Поль написал, что Вы больны, упомянув при этом слово «смертельно». Сказал, Вы отказываетесь от операции, которая могла бы спасти Вам жизнь. Поль описывал операцию как способную облегчить течение болезни, я же надеюсь, она сумеет ее победить. Боюсь показаться неуважительным и небрежным к чему-либо, однако я пишу в чудовищной спешке, опасаясь не успеть отправить это письмо с последним дилижансом. Со следующим почтовым экипажем, боюсь, Вы разминетесь по дороге сюда.
Если Вы боитесь операции из-за боли, то болезнь под конец причинит боль куда сильнее. Страдать придется в любом случае, но Ваше мужество равно Вашим страданиям.
Приезд в гиато в данных обстоятельствах непозволителен, даже если б он стал последним для Вас. Умоляю, останьтесь в Париже и лягте под нож — все, кто любит Вас, желают Вам только добра. Я же отказываюсь считать это письмо к Вам последним. Надеюсь, Вы примете совет, и буду молиться о Вашем выздоровлении. Верю, что еще встречусь с Вами весной, когда здоровье Ваше станет много крепче.
Ваш друг
Собран Жодо.
Но встретились они раньше. Зимней ночью, когда валил густой снег, к шато подъехал экипаж Авроры. Собран слышал из своей комнаты в западном крыле, над бродильней, голос верхового во дворе, слышал, как заскрипели железные колеса кареты по гравию, как потом люди шли по коридорам и как шипели зажигаемые свечи.
Хозяйка и работник встретились следующим утром в самой маленькой гостиной шато. Аврора, закутанная в шали, сидела на диване, подобрав ноги, с книгой на коленях. Волосы ее были убраны в кружевной мешочек на затылке. Сама Аврора смотрелась усталой и бледной, но никак не пожелтевшей и не на пороге смерти.
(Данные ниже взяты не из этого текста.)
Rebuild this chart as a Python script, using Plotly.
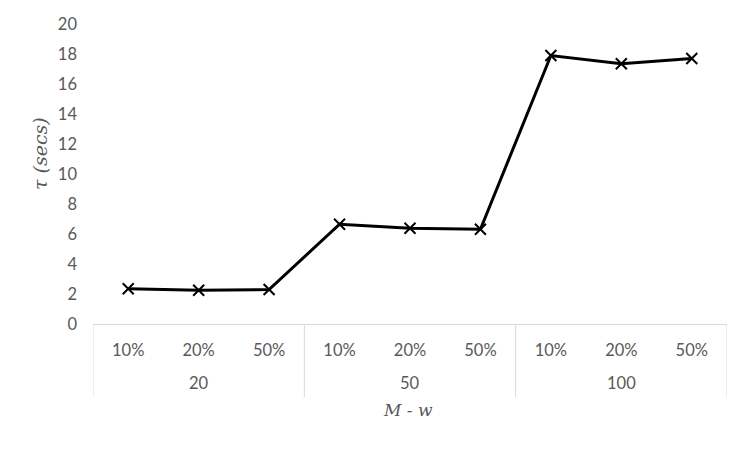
import plotly.graph_objects as go

groups = ["20", "20", "20", "50", "50", "50", "100", "100", "100"]
subcats = ["10%", "20%", "50%", "10%", "20%", "50%", "10%", "20%", "50%"]
tau = [2.35, 2.25, 2.3, 6.65, 6.38, 6.32, 17.9, 17.35, 17.7]
y_ticks = list(range(0, 21, 2))
group_names = ["20", "50", "100"]

keys = [f"{g}|{s}" for g, s in zip(groups, subcats)]

fig = go.Figure(go.Scatter(
    x=keys, y=tau, mode="lines+markers",
    line=dict(color="black", width=3),
    marker=dict(symbol="x-thin", size=11, line=dict(color="black", width=2)),
))

GRID = "#d9d9d9"
TXT = "#595959"
FS = 16.5

# page body has an 8px margin in the browser; compensate
L, T = 93 - 8, 24 - 8
R = 750 - (727 - 8)
B = 450 - (324 - 8)
PW = 727 - 93
PH = 300

shapes = []
bounds = [-0.5]
annotations = []
for gname in group_names:
    idx = [i for i, g in enumerate(groups) if g == gname]
    bounds.append(idx[-1] + 0.5)
    mid = keys[idx[len(idx) // 2]]
    annotations.append(dict(x=mid, xref="x", y=-(383 - 324) / PH, yref="paper", text=gname,
                            showarrow=False, yanchor="middle",
                            font=dict(family="Lato", size=FS, color=TXT)))
for b in bounds:
    shapes.append(dict(type="line", xref="x", yref="paper", x0=b, x1=b, y0=0, y1=-(397 - 324) / PH,
                       line=dict(color=GRID, width=1)))

annotations.append(dict(x=(408 - 93) / PW, xref="paper", y=-(410 - 324) / PH, yref="paper",
                        text="<i>M - w</i>", showarrow=False, yanchor="middle", xanchor="center",
                        font=dict(family="DejaVu Serif", size=17, color=TXT)))
annotations.append(dict(x=(40 - 93) / PW, xref="paper", y=(324 - 154) / PH, yref="paper",
                        text="<i>τ (secs)</i>", showarrow=False, textangle=-90,
                        yanchor="middle", xanchor="center",
                        font=dict(family="DejaVu Serif", size=19, color=TXT)))

fig.update_layout(
    width=750, height=450,
    margin=dict(l=L, r=R, t=T, b=B),
    paper_bgcolor="white", plot_bgcolor="white",
    showlegend=False,
    shapes=shapes, annotations=annotations,
    xaxis=dict(
        type="category", range=[-0.5, 8.5], automargin=False,
        showgrid=False, zeroline=False,
        showline=True, linecolor=GRID, linewidth=1,
        ticks="", tickvals=keys, ticktext=subcats, ticklabelstandoff=11,
        tickfont=dict(family="Lato", size=FS, color=TXT),
    ),
    yaxis=dict(
        range=[0, 20], tickvals=y_ticks, showgrid=False, zeroline=False,
        showline=False, ticks="", ticklabelstandoff=15, automargin=False,
        tickfont=dict(family="Lato", size=FS, color=TXT),
    ),
)

fig.write_html("out.html")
Собран спросил, прочла ли баронесса его письмо, на что она отвечала: должно быть, ее экипаж разминулся по дороге с почтовой каретой. Отвечая, Аврора не смотрела на Собрана — смотрела вниз, подняв брови. Она только спросила: получил ли Собран посылку с книгами?
— Да, благодарю. Но прочел пока только Гюго.
Аврора подняла взгляд, собираясь поговорить о Викторе Гюго, но Собран опередил ее, сказав:
— Поль написал обо всем. Эта операция — надежда, которая не станет храниться, Аврора. Нельзя запечатать надежду в бутылку и надеяться на улучшение. Вы просто обязаны сделать все, что в ваших силах.
Аврора посмотрела на него — взгляд ее остыл так же быстро, как твердеет воск на погасшей свече. Она подобрала ноги, и цветочная вышивка на парчовой юбке, поймав свет, заиграла красками, словно живое оперение. Аврора плотнее закуталась в кашемировую шаль.